Both Langley Township and City are considering applying for new provincial infrastructure grants that will support millions of dollars in construction.
The province announced on Tuesday, Dec. 1 that local governments, First Nations communities, and not-for-profit groups are eligible for almost $136 million in funding through a federal-provincial partnership.
Dubbed the COVID-19 Resilience Initiative Stream (CVRIS) the funds are for retrofits, rehabilitation, and upgrades to goverment building, COVID-19 response infrastructure, transportation and disaster mitigation.
“This new fund will create new opportunities for communities to build the infrastructure needed to help them respond to the challenges presented by COVID-19,” said Josie Osborne, B.C.’s Minister of Municipal Affairs. “The accelerated approval process is part of our efforts to support economic recovery for people and communities in B.C. by identifying projects for funding as early as spring 2021.”
About $80 million of the money will be handed out through the Ministry of Municipal Affairs, and another $56 million will go for flood prevention projects under the umbrella of Emergency Management B.C.
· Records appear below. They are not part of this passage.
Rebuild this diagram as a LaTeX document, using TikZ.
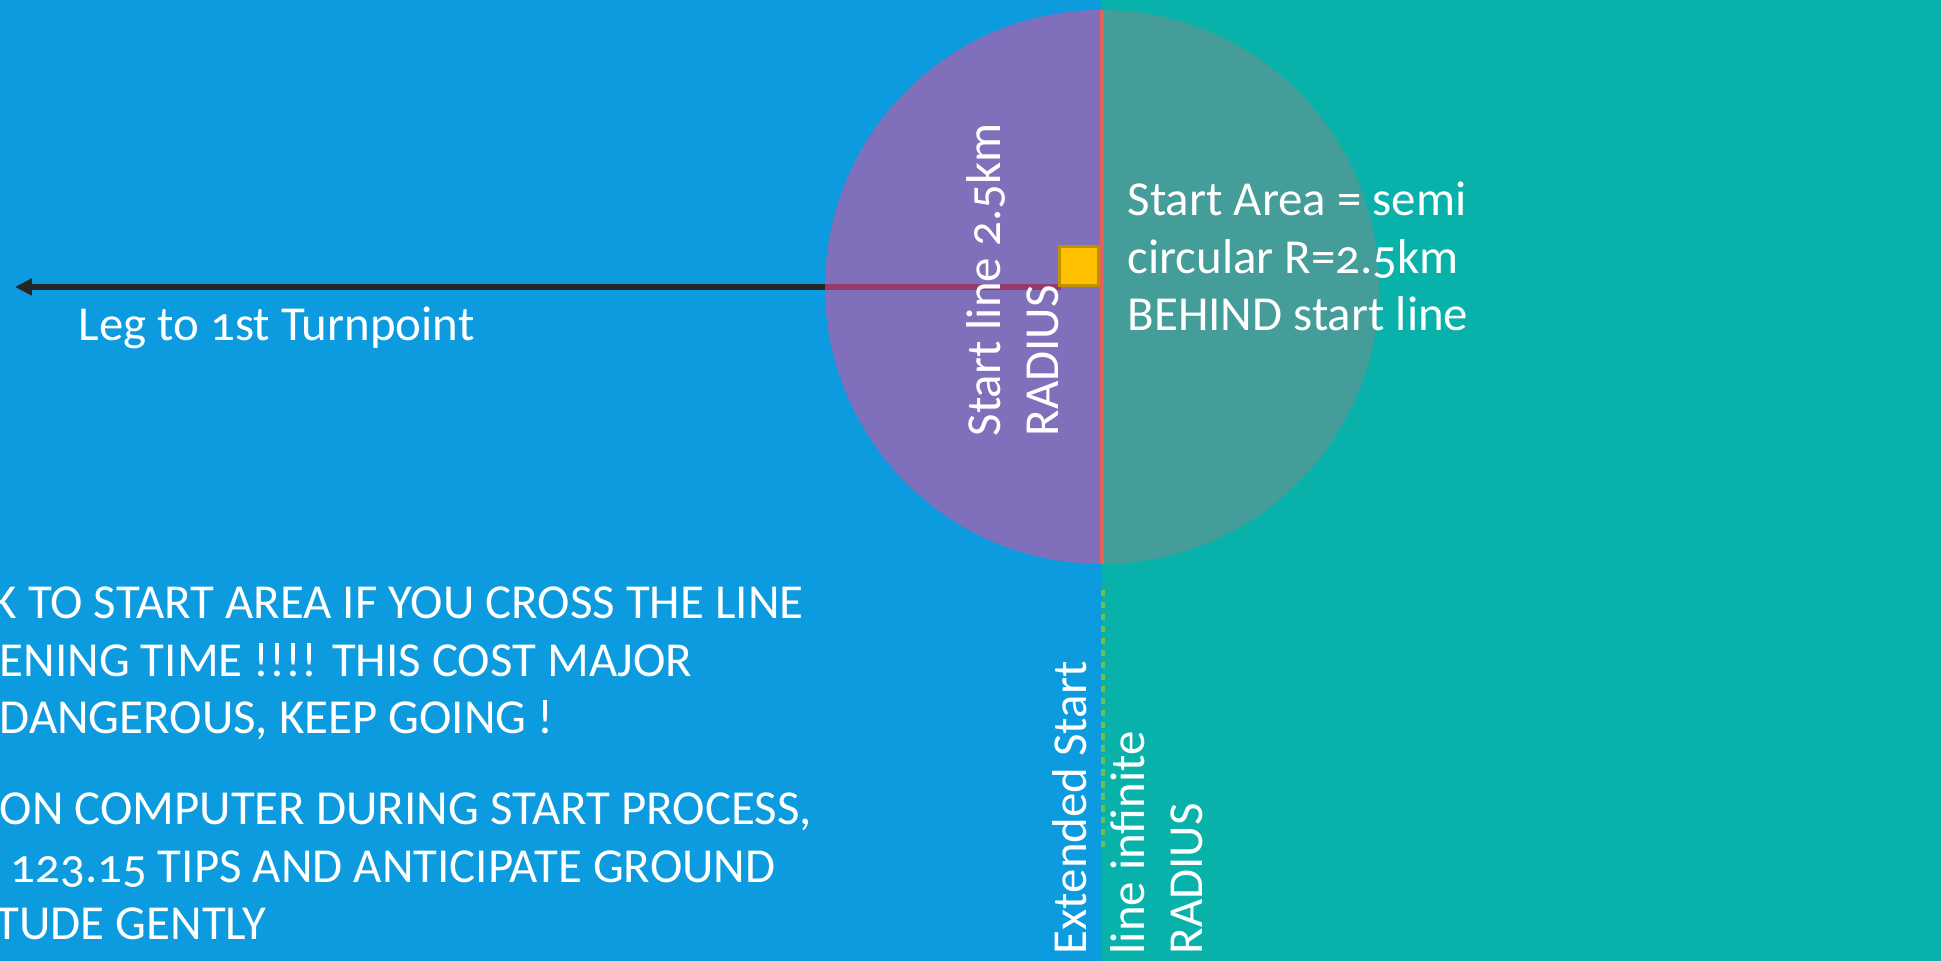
\documentclass[tikz,border=0pt]{standalone}
\usepackage{fontspec}
\setmainfont{Carlito}[Numbers=OldStyle]
\usepackage{xcolor}
\usetikzlibrary{arrows.meta}

\definecolor{skyblue}{HTML}{0B9BDE}
\definecolor{seateal}{HTML}{08B2AA}
\definecolor{areapurple}{HTML}{8070BB}
\definecolor{areagray}{HTML}{459D9A}
\definecolor{linered}{HTML}{E8605A}
\definecolor{flagyellow}{HTML}{FFC000}
\definecolor{flagedge}{HTML}{BF9000}
\definecolor{leggrey}{HTML}{262626}
\definecolor{legmaroon}{HTML}{963A6C}
\definecolor{extgreen}{HTML}{6DBE4B}

\tikzset{
  txt/.style={text=white, inner sep=0pt, font=\fontsize{13.9pt}{16.4pt}\selectfont},
  vtxt/.style={txt, rotate=90, align=left, anchor=base west},
  legline/.style={leggrey, line width=1.6pt, -{Triangle[length=4.8pt,width=4.6pt]}},
  flag/.style={fill=flagyellow, draw=flagedge, line width=0.8pt, minimum size=0.39cm, inner sep=0pt},
  startline/.style={linered, line width=1.2pt},
  extline/.style={extgreen, line width=0.9pt, dash pattern=on 1.8pt off 1.6pt}
}

\begin{document}
\begin{tikzpicture}[x=0.01cm, y=0.01cm]
  \useasboundingbox (0,0) rectangle (1941,961);
  \fill[skyblue] (0,0) rectangle (1102,961);
  \fill[seateal] (1102,0) rectangle (1941,961);

  \coordinate (top) at (1102,951);
  \coordinate (bot) at (1102,397);
  \coordinate (west) at (825,674);
  \coordinate (tip) at (15,674);
  \coordinate (flagsw) at (1061,674);
  \coordinate (dashtop) at (1103,371);
  \coordinate (dashbot) at (1103,114);

  \draw[legline] (west) -- (tip);
  \fill[areapurple] (top) arc[start angle=90, end angle=270, radius=277] -- cycle;
  \fill[areagray] (top) arc[start angle=90, end angle=-90, radius=277] -- cycle;
  \draw[legmaroon, line width=1.8pt] (flagsw) -- (west);
  \draw[startline] (top) -- (bot);
  \node[flag, anchor=south east] (flag) at (1100,674) {};
  \draw[extline] (dashtop) -- (dashbot);

  \node[vtxt] (radius) at (1058,524) {Start line 2.5km\\RADIUS};
  \node[vtxt] (extended) at (1202,6) {Extended Start\\line infinite\\RADIUS};
  \node[txt, align=left, anchor=base west] (area) at (1127,630) {Start Area = semi\\circular R=2.5km\\BEHIND start line};
  \node[txt, anchor=base west] (leg) at (78,620) {Leg to 1st Turnpoint};

  \node[txt, anchor=base west] (warn1) at (-9,342) {K TO START AREA IF YOU CROSS THE LINE};
  \node[txt, anchor=base west] (warn2) at (-1,284) {ENING TIME !!!! THIS COST MAJOR};
  \node[txt, anchor=base west] (warn3) at (-1,227) {DANGEROUS, KEEP GOING !};
  \node[txt, anchor=base west] (tip1) at (-1,136) {ON COMPUTER DURING START PROCESS,};
  \node[txt, anchor=base west] (tip2) at (10,78) {123.15 TIPS AND ANTICIPATE GROUND};
  \node[txt, anchor=base west] (tip3) at (-5,21) {TUDE GENTLY};
\end{tikzpicture}
\end{document}
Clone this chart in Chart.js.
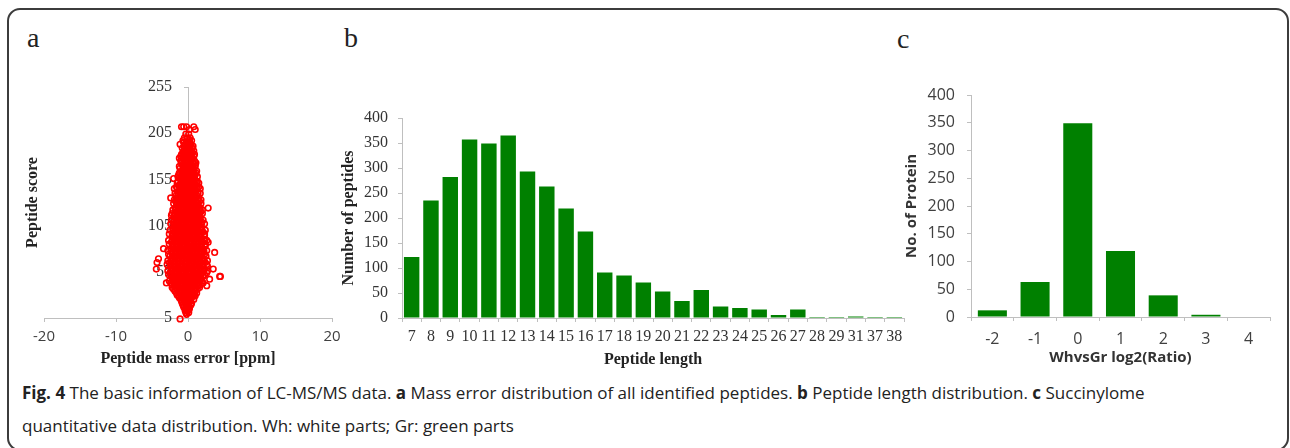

Langley Township has flood-prevention infrastructure along the Fraser River, where a number of dikes were built decades ago to keep out floodwaters.
Both City and Township spokespeople confirmed that they are looking into the grants.
“The City of Langley learned about the announcement today [Dec. 1] and will be creating a list of projects that fits the criteria,” said communications officer Samantha Paulson. “We work with City council to determine the project and submit one application.”
“Yes, the Township of Langley is currently reviewing the application criteria with the intent of proceeding with seeking funding assistance in the areas identified in the Township’s long-term financial plans and current budgets, as approved by council,” a Township represenative said. “At this time, we have not identified specific projects.”
Municipal governments will be have to put up part of the money themselves, but the CVRIS money could pay for up to 80 per cent of some projects.
In addition to disaster prevent, a variety of projects from hospital upgrades to bike paths could be considered.